DT: Well, with Steve Coleman it was hard, but it was such a long time ago that I don’t have so many recollections of this. His musical approach was absolutely a discovery for me. With Mike Stern it was fantastic experience all the time, as far as both the musical side and the human side are concerned. He lives music with an incredible energy and freshness and he is always ready to share this with the other musicians on the stage. He is incredibly generous in this way.
AB: This London gig features some of John Taylor’s arrangements of Paul McCartney songs. I read about the Beatles gigs you did in the past with Nguyên Lê and Uri Caine. Are you particularly drawn to the Beatles’ songs?
DT: I first got deeply into the Beatles’ songs when I did the project with Nguyên Lê and Uri Caine. I knew many of them, of course, but I never listened with much attention. I liked them immediately, and when John suggested to me that I should be part of this new project, I was more than happy to sing these beautiful songs once again.
Alison Bentley: When and how did (saxophonist/ clarinettist) Julian Siegel join you?
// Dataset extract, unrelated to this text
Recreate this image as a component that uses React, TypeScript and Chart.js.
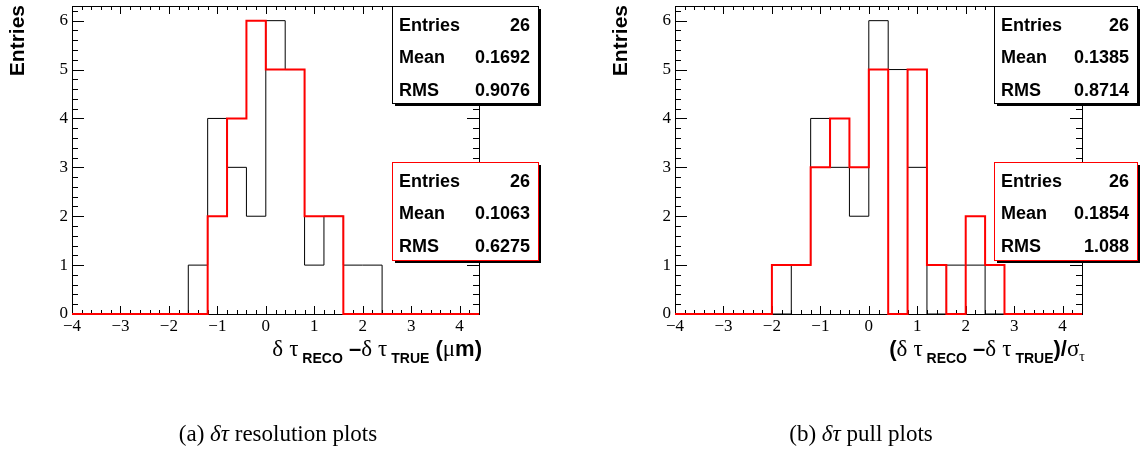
import React, { useEffect, useRef } from 'react';
import { Chart, registerables } from 'chart.js';

Chart.register(...registerables);

// ---- data ----
const binEdges = [-4.0, -3.6, -3.2, -2.8, -2.4, -2.0, -1.6, -1.2, -0.8, -0.4, 0.0, 0.4, 0.8, 1.2, 1.6, 2.0, 2.4, 2.8, 3.2, 3.6, 4.0, 4.4];
const resBlack = [0, 0, 0, 0, 0, 0, 1, 4, 3, 2, 6, 5, 1, 2, 1, 1, 0, 0, 0, 0, 0];
const resRed = [0, 0, 0, 0, 0, 0, 0, 2, 4, 6, 5, 5, 2, 2, 0, 0, 0, 0, 0, 0, 0];
const pullBlack = [0, 0, 0, 0, 0, 0, 1, 4, 3, 2, 6, 5, 3, 0, 1, 1, 0, 0, 0, 0, 0];
const pullRed = [0, 0, 0, 0, 0, 1, 1, 3, 4, 3, 5, 0, 5, 1, 0, 2, 1, 0, 0, 0, 0];

const statNames = ['Entries', 'Mean', 'RMS'];
const resBlackStats = ['26', '0.1692', '0.9076'];
const resRedStats = ['26', '0.1063', '0.6275'];
const pullBlackStats = ['26', '0.1385', '0.8714'];
const pullRedStats = ['26', '0.1854', '1.088'];

const X_MIN = -4;
const X_MAX = 4.4;
const Y_MIN = 0;
const Y_MAX = 6.3;
const MINOR_STEP = 0.2;

const yTitle = 'Entries';
const resTitle: [string, string][] = [
  ['δ', 'g'], [' ', 'b'], ['τ', 'g'], [' RECO', 'sub'], [' –', 'b'], ['δ', 'g'], [' ', 'b'], ['τ', 'g'], [' TRUE', 'sub'], [' (', 'b'], ['μ', 'g'], ['m)', 'b'],
];
const pullTitle: [string, string][] = [
  ['(', 'b'], ['δ', 'g'], [' ', 'b'], ['τ', 'g'], [' RECO', 'sub'], [' –', 'b'], ['δ', 'g'], [' ', 'b'], ['τ', 'g'], [' TRUE', 'sub'], [')/', 'b'], ['σ', 'g'], ['τ', 'subg'],
];
const resCaption: [string, string][] = [['(a) ', 'r'], ['δτ', 'i'], [' resolution plots', 'r']];
const pullCaption: [string, string][] = [['(b) ', 'r'], ['δτ', 'i'], [' pull plots', 'r']];

const W = 570;
const H = 449;

type Panel = {
  black: number[];
  red: number[];
  blackStats: string[];
  redStats: string[];
  title: [string, string][];
  caption: [string, string][];
  padLeft: number;
  padRight: number;
  boxX: number;
  boxW: number;
  captionX: number;
};

const panels: Panel[] = [
  { black: resBlack, red: resRed, blackStats: resBlackStats, redStats: resRedStats, title: resTitle, caption: resCaption, padLeft: 72, padRight: W - 479, boxX: 392, boxW: 146, captionX: 278 },
  { black: pullBlack, red: pullRed, blackStats: pullBlackStats, redStats: pullRedStats, title: pullTitle, caption: pullCaption, padLeft: 105, padRight: W - 512, boxX: 424, boxW: 143, captionX: 861 - 570 },
];

const FONTS: Record<string, { font: string; dy: number }> = {
  g: { font: '23px "Liberation Serif"', dy: 0 },
  b: { font: 'bold 22px "Liberation Sans"', dy: 0 },
  sub: { font: 'bold 14px "Liberation Sans"', dy: 7 },
  subg: { font: '14px "Liberation Serif"', dy: 5 },
  r: { font: '23px "Liberation Serif"', dy: 0 },
  i: { font: 'italic 23px "Liberation Serif"', dy: 0 },
};

function drawSegments(ctx: CanvasRenderingContext2D, segs: [string, string][], x: number, y: number, align: 'right' | 'center') {
  let total = 0;
  const widths = segs.map(([t, k]) => {
    ctx.font = FONTS[k].font;
    const w = ctx.measureText(t).width;
    total += w;
    return w;
  });
  let cx = align === 'right' ? x - total : x - total / 2;
  ctx.textAlign = 'left';
  ctx.textBaseline = 'alphabetic';
  segs.forEach(([t, k], i) => {
    ctx.font = FONTS[k].font;
    ctx.fillText(t, cx, y + FONTS[k].dy);
    cx += widths[i];
  });
}

function drawStats(ctx: CanvasRenderingContext2D, x: number, y: number, w: number, h: number, border: string, values: string[]) {
  ctx.fillStyle = '#000';
  ctx.fillRect(x + 3, y + 3, w, h);
  ctx.fillStyle = '#fff';
  ctx.fillRect(x, y, w, h);
  ctx.strokeStyle = border;
  ctx.lineWidth = 1;
  ctx.strokeRect(x + 0.5, y + 0.5, w, h);
  ctx.fillStyle = '#000';
  ctx.font = 'bold 18px "Liberation Sans"';
  ctx.textBaseline = 'alphabetic';
  statNames.forEach((n, i) => {
    const by = y + 24.5 + i * 32.7;
    ctx.textAlign = 'left';
    ctx.fillText(n, x + 7, by);
    ctx.textAlign = 'right';
    ctx.fillText(values[i], x + w - 8, by);
  });
}

function makeDeco(p: Panel) {
  return {
    id: 'rootDeco',
    beforeDatasetsDraw(chart: any) {
      const { ctx, chartArea: a, scales } = chart;
      const xs = scales.x;
      const ys = scales.y;
      ctx.save();
      ctx.strokeStyle = '#000';
      ctx.lineWidth = 1;
      const L = Math.round(a.left), R = Math.round(a.right), T = Math.round(a.top), B = Math.round(a.bottom);
      ctx.strokeRect(L + 0.5, T + 0.5, R - L, B - T);
      ctx.beginPath();
      for (let k = 0; ; k++) {
        const v = X_MIN + k * MINOR_STEP;
        if (v > X_MAX + 1e-9) break;
        const major = Math.abs(v - Math.round(v)) < 1e-6;
        const len = major ? 8 : 4;
        const px = Math.round(xs.getPixelForValue(v)) + 0.5;
        ctx.moveTo(px, B);
        ctx.lineTo(px, B - len);
        ctx.moveTo(px, T);
        ctx.lineTo(px, T + len);
      }
      for (let k = 0; ; k++) {
        const v = Y_MIN + k * MINOR_STEP;
        if (v > Y_MAX + 1e-9) break;
        const major = Math.abs(v - Math.round(v)) < 1e-6;
        const len = major ? 12 : 6;
        const py = Math.round(ys.getPixelForValue(v)) + 0.5;
        ctx.moveTo(L, py);
        ctx.lineTo(L + len, py);
        ctx.moveTo(R, py);
        ctx.lineTo(R - len, py);
      }
      ctx.stroke();
      ctx.restore();
    },
    afterDatasetsDraw(chart: any) {
      const { ctx } = chart;
      ctx.save();
      drawStats(ctx, p.boxX, 6, p.boxW, 97, '#000', p.blackStats);
      drawStats(ctx, p.boxX, 162, p.boxW, 98, '#ff0000', p.redStats);
      ctx.restore();
    },
    afterDraw(chart: any) {
      const { ctx, chartArea: a } = chart;
      ctx.save();
      ctx.fillStyle = '#000';
      // y axis title
      ctx.save();
      ctx.translate(a.left - 48, 5);
      ctx.rotate(-Math.PI / 2);
      ctx.font = 'bold 21px "Liberation Sans"';
      ctx.textAlign = 'right';
      ctx.textBaseline = 'alphabetic';
      ctx.fillText(yTitle, 0, 0);
      ctx.restore();
      // x axis title
      drawSegments(ctx, p.title, a.right + 3, 356, 'right');
      // caption
      drawSegments(ctx, p.caption, p.captionX, 441, 'center');
      ctx.restore();
    },
  };
}

function histPoints(counts: number[]) {
  return binEdges.map((e, i) => ({ x: e, y: i < counts.length ? counts[i] : 0 }));
}

function Panel({ p, left }: { p: Panel; left: number }) {
  const ref = useRef<HTMLCanvasElement | null>(null);
  useEffect(() => {
    if (!ref.current) return;
    const chart = new Chart(ref.current, {
      type: 'line',
      data: {
        datasets: [
          { data: histPoints(p.red), borderColor: '#ff0000', borderWidth: 2, stepped: 'before', pointRadius: 0, fill: false, order: 0, clip: false } as any,
          { data: histPoints(p.black), borderColor: '#000000', borderWidth: 1, stepped: 'before', pointRadius: 0, fill: false, order: 1, clip: false } as any,
        ],
      },
      options: {
        responsive: false,
        animation: false,
        devicePixelRatio: 1,
        events: [],
        layout: { padding: { top: 6, right: p.padRight, bottom: 0, left: 0 } },
        plugins: { legend: { display: false }, tooltip: { enabled: false } },
        scales: {
          x: {
            type: 'linear',
            min: X_MIN,
            max: X_MAX,
            grid: { display: false, drawTicks: false },
            border: { display: false },
            ticks: {
              stepSize: 1,
              includeBounds: false,
              maxRotation: 0,
              autoSkip: false,
              padding: 2,
              color: '#000',
              font: { family: '"Liberation Serif"', size: 17 },
              callback: (v: any) => (Number(v) < 0 ? '\u2212' + Math.abs(Number(v)) : String(v)),
            },
            afterFit: (s: any) => {
              s.height = H - 314;
              s.paddingLeft = 0;
              s.paddingRight = 0;
            },
          },
          y: {
            type: 'linear',
            min: Y_MIN,
            max: Y_MAX,
            grid: { display: false, drawTicks: false },
            border: { display: false },
            ticks: {
              stepSize: 1,
              includeBounds: false,
              padding: 4,
              color: '#000',
              font: { family: '"Liberation Serif"', size: 17 },
            },
            afterFit: (s: any) => {
              s.width = p.padLeft;
              s.paddingTop = 0;
              s.paddingBottom = 0;
            },
          },
        },
      } as any,
      plugins: [makeDeco(p)],
    });
    return () => chart.destroy();
  }, [p]);
  return (
    <canvas
      ref={ref}
      width={W}
      height={H}
      style={{ position: 'absolute', left, top: 0, width: W, height: H, display: 'block' }}
    />
  );
}

export default function App() {
  return (
    <div style={{ position: 'fixed', left: 0, top: 0, width: 1140, height: 449, background: '#fff', overflow: 'hidden' }}>
      <Panel p={panels[0]} left={0} />
      <Panel p={panels[1]} left={570} />
    </div>
  );
}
Diana Torto: The first time I collaborated with Julian was during the recording session for Kenny Wheeler’s The Long Waiting. Sometimes he replaced (bassist) Anders Jormin in Triangoli and then more recently this project with John happened, based around Paul McCartney songs. That was the moment we started to collaborate on a regular basis. In November we will be in Italy at the Bologna Jazz Festival, and at the beginning of 2015 we will be back for a couple more concerts in the UK.